Pros: scalable file system size (add machines), writes localized to one machine
Cons: machine failure loses that partition’s files, potential hotspots if access is uneven
Example — 3 machines, 100 files each:
Replicated: 100 total files, 0% lost on single failure
Partitioned: 300 total files, 33% lost on single failure
Combined approach (partition + replicate each partition) provides the best balance of size and resiliency.
Network File System (NFS)¶
NFS is a widely deployed DFS originally from Sun Microsystems. Clients access remote files through the VFS interface using normal file descriptors.
Architecture¶
Client application uses VFS; VFS routes to local FS or NFS client
NFS client communicates with NFS server on the remote machine via RPC
NFS server translates requests into local file system operations
On open, server returns a file handle (byte sequence encoding server + file info); used in all subsequent operations
A file handle becomes stale when the remote file is deleted (not when outdated, server unresponsive, or open too long)
NFS Versions¶
NFSv3 — stateless by protocol specification; implementations typically bolt on caching and locking modules
NFSv4 — stateful by design; natively supports caching and locking
Caching semantics:
Non-concurrent access → session semantics (flush on close, check on open)

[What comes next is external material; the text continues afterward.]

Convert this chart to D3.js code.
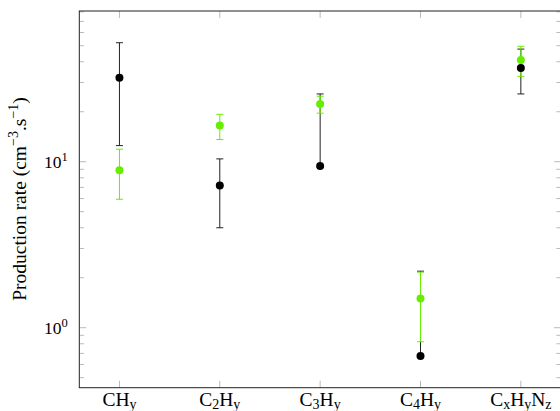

Additional periodic updates break pure session semantics when concurrent access occurs
Default periods: 3 seconds for files, 30 seconds for directories
NFSv4 delegation: server delegates full file management rights to a client for a period, avoiding update checks
Locking: lease-based — lock valid for a time period; client must release or renew before expiry. On client failure, lease expires and server reassigns. NFSv4 supports share reservations (reader/writer locks) with upgrade/downgrade.
NFS cache consistency is neither purely session nor purely periodic — it is a hybrid that depends on configuration.
Sprite Distributed File System¶
Sprite (UC Berkeley) is a research DFS whose design was driven by measured file access patterns.
Access Pattern Observations¶
33% of accesses are writes — caching helps reads, but write-through wastes the benefit for one-third of accesses
75% of files open < 0.5 s; 90% open < 10 s — session semantics would still cause frequent server interactions
20–30% of new data deleted within 30 s; 50% within 5 min — write-back on close often unnecessary
File sharing is rare — no need to optimize for concurrent access
Design Decisions¶
Write-back policy: every 30 s, write back blocks not modified in the last 30 s (recently modified blocks are likely still being worked on)
No write-back on close — file can be opened, modified, closed multiple times before data reaches the server
When a new client opens a file currently being written, server contacts the writer to collect dirty blocks
Directories not cached on clients (every open goes to server)
Concurrent writes → caching disabled for that file; all accesses serialized at server. Re-enabled when concurrency ends.
File Access State¶
Client per-file state: cache status, cached blocks, dirty-block timestamps, version number.
Server per-file state: readers list, current writer, version number, cacheable flag.
Sequential sharing (writers take turns): caching allowed, sequential semantics.
Concurrent sharing (multiple simultaneous writers): caching disabled, all operations go through server. Sprite dynamically enables/disables caching based on detected sharing pattern.